──────── Material provided ────────

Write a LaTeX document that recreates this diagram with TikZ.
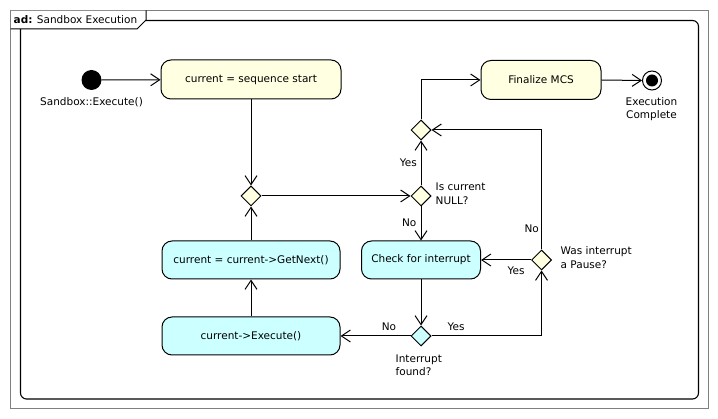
\documentclass[tikz,border=0pt]{standalone}
\usepackage{fontspec}
\setmainfont{DejaVu Sans}
\usetikzlibrary{arrows.meta,shapes.geometric}
\definecolor{actyellow}{RGB}{255,255,226}
\definecolor{actcyan}{RGB}{204,255,255}
\definecolor{framegray}{RGB}{128,128,128}
\tikzset{
  every node/.style={font=\fontsize{10.5}{13.5}\selectfont, inner sep=0pt},
  flow/.style={draw, line width=1pt, -{Straight Barb[length=9pt,width=12pt]}},
  actbox/.style={draw, line width=1pt, rounded corners=10pt, fill=actyellow, minimum width=180pt, minimum height=39pt},
  cyanbox/.style={actbox, fill=actcyan},
  decision/.style={draw, line width=1pt, diamond, fill=actyellow, minimum width=20pt, minimum height=20pt, inner sep=0pt},
  lbl/.style={align=left},
}
\begin{document}
\begin{tikzpicture}[x=1pt,y=-1pt]
\useasboundingbox (0,0) rectangle (718,419);
% frames
\draw[framegray, line width=1pt] (10.5,10.5) rectangle (708,409);
\draw[line width=1.1pt, rounded corners=6pt] (20.5,20.5) rectangle (698.5,399);
\fill[white] (11,11) -- (146,11) -- (146,20) -- (137,29) -- (11,29) -- cycle;
\draw[line width=1pt] (10.5,29) -- (137,29) -- (146,20) -- (146,10.5);
\node[anchor=west] (title) at (13.5,19.5) {\textbf{ad:} Sandbox Execution};
% nodes
\node[circle, fill=black, minimum size=20pt] (init) at (91.5,80) {};
\node (initlbl) at (91.5,102) {Sandbox::Execute()};
\node[actbox] (b1) at (251,79.5) {current = sequence start};
\node[cyanbox, minimum width=178pt, minimum height=38pt] (b2) at (251,260) {current = current->GetNext()};
\node[cyanbox, minimum width=178pt, minimum height=38pt] (b3) at (251,336) {current->Execute()};
\node[cyanbox, minimum width=119pt, minimum height=38pt] (b4) at (421,260) {Check for interrupt};
\node[actbox, minimum width=120pt] (b5) at (541,80) {Finalize MCS};
\node[circle, draw, line width=1pt, fill=white, minimum size=19pt] (fin) at (652,80.5) {};
\node[circle, fill=black, minimum size=12pt] (fininner) at (fin.center) {};
\node[align=center] (finlbl) at (651.5,109) {Execution\\Complete};
\node[decision] (d1) at (251,196) {};
\node[decision] (d2) at (421,196) {};
\node[decision] (d3) at (421,130) {};
\node[decision, fill=actcyan] (d4) at (421,336) {};
\node[decision] (d5) at (541.5,260) {};
% connectors
\draw[flow] (init) -- (b1);
\draw[flow] (b1.south) -- (d1.north);
\draw[flow] (b2.north) -- (d1.south);
\draw[flow] (d1.east) -- (d2.west);
\draw[flow] (d2.north) -- (d3.south);
\draw[flow] (d2.south) -- (d2.south |- b4.north);
\draw[flow] (d3.north) |- (b5.west);
\draw[flow] (b5.east) -- (fin.west);
\draw[flow] (b4.south -| d4.north) -- (d4.north);
\draw[flow] (d4.west) -- (b3.east);
\draw[flow] (d4.east) -| (d5.south);
\draw[flow] (d5.west) -- (b4.east);
\draw[flow] (d5.north) |- (d3.east);
\draw[flow] (b3.north) -- (b2.south);
% labels
\node[lbl, anchor=west] (q1) at (435.5,194) {Is current\\NULL?};
\node[anchor=east] (yes1) at (417,163) {Yes};
\node[anchor=east] (no1) at (416.5,223) {No};
\node[anchor=east] (no2) at (539,229) {No};
\node (yes2) at (516,271) {Yes};
\node[lbl, anchor=west] (q2) at (560.5,257.5) {Was interrupt\\a Pause?};
\node (no3) at (389,327) {No};
\node (yes3) at (456,327) {Yes};
\node[lbl, anchor=west] (q3) at (395.5,365) {Interrupt\\found?};
\end{tikzpicture}
\end{document}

────────

**Job**
Return the full material word for word. Do not include the pictures.

**Task output**
Write a LaTeX document that recreates this diagram with TikZ.
\documentclass[tikz,border=0pt]{standalone}
\usepackage{fontspec}
\setmainfont{DejaVu Sans}
\usetikzlibrary{arrows.meta,shapes.geometric}
\definecolor{actyellow}{RGB}{255,255,226}
\definecolor{actcyan}{RGB}{204,255,255}
\definecolor{framegray}{RGB}{128,128,128}
\tikzset{
  every node/.style={font=\fontsize{10.5}{13.5}\selectfont, inner sep=0pt},
  flow/.style={draw, line width=1pt, -{Straight Barb[length=9pt,width=12pt]}},
  actbox/.style={draw, line width=1pt, rounded corners=10pt, fill=actyellow, minimum width=180pt, minimum height=39pt},
  cyanbox/.style={actbox, fill=actcyan},
  decision/.style={draw, line width=1pt, diamond, fill=actyellow, minimum width=20pt, minimum height=20pt, inner sep=0pt},
  lbl/.style={align=left},
}
\begin{document}
\begin{tikzpicture}[x=1pt,y=-1pt]
\useasboundingbox (0,0) rectangle (718,419);
% frames
\draw[framegray, line width=1pt] (10.5,10.5) rectangle (708,409);
\draw[line width=1.1pt, rounded corners=6pt] (20.5,20.5) rectangle (698.5,399);
\fill[white] (11,11) -- (146,11) -- (146,20) -- (137,29) -- (11,29) -- cycle;
\draw[line width=1pt] (10.5,29) -- (137,29) -- (146,20) -- (146,10.5);
\node[anchor=west] (title) at (13.5,19.5) {\textbf{ad:} Sandbox Execution};
% nodes
\node[circle, fill=black, minimum size=20pt] (init) at (91.5,80) {};
\node (initlbl) at (91.5,102) {Sandbox::Execute()};
\node[actbox] (b1) at (251,79.5) {current = sequence start};
\node[cyanbox, minimum width=178pt, minimum height=38pt] (b2) at (251,260) {current = current->GetNext()};
\node[cyanbox, minimum width=178pt, minimum height=38pt] (b3) at (251,336) {current->Execute()};
\node[cyanbox, minimum width=119pt, minimum height=38pt] (b4) at (421,260) {Check for interrupt};
\node[actbox, minimum width=120pt] (b5) at (541,80) {Finalize MCS};
\node[circle, draw, line width=1pt, fill=white, minimum size=19pt] (fin) at (652,80.5) {};
\node[circle, fill=black, minimum size=12pt] (fininner) at (fin.center) {};
\node[align=center] (finlbl) at (651.5,109) {Execution\\Complete};
\node[decision] (d1) at (251,196) {};
\node[decision] (d2) at (421,196) {};
\node[decision] (d3) at (421,130) {};
\node[decision, fill=actcyan] (d4) at (421,336) {};
\node[decision] (d5) at (541.5,260) {};
% connectors
\draw[flow] (init) -- (b1);
\draw[flow] (b1.south) -- (d1.north);
\draw[flow] (b2.north) -- (d1.south);
\draw[flow] (d1.east) -- (d2.west);
\draw[flow] (d2.north) -- (d3.south);
\draw[flow] (d2.south) -- (d2.south |- b4.north);
\draw[flow] (d3.north) |- (b5.west);
\draw[flow] (b5.east) -- (fin.west);
\draw[flow] (b4.south -| d4.north) -- (d4.north);
\draw[flow] (d4.west) -- (b3.east);
\draw[flow] (d4.east) -| (d5.south);
\draw[flow] (d5.west) -- (b4.east);
\draw[flow] (d5.north) |- (d3.east);
\draw[flow] (b3.north) -- (b2.south);
% labels
\node[lbl, anchor=west] (q1) at (435.5,194) {Is current\\NULL?};
\node[anchor=east] (yes1) at (417,163) {Yes};
\node[anchor=east] (no1) at (416.5,223) {No};
\node[anchor=east] (no2) at (539,229) {No};
\node (yes2) at (516,271) {Yes};
\node[lbl, anchor=west] (q2) at (560.5,257.5) {Was interrupt\\a Pause?};
\node (no3) at (389,327) {No};
\node (yes3) at (456,327) {Yes};
\node[lbl, anchor=west] (q3) at (395.5,365) {Interrupt\\found?};
\end{tikzpicture}
\end{document}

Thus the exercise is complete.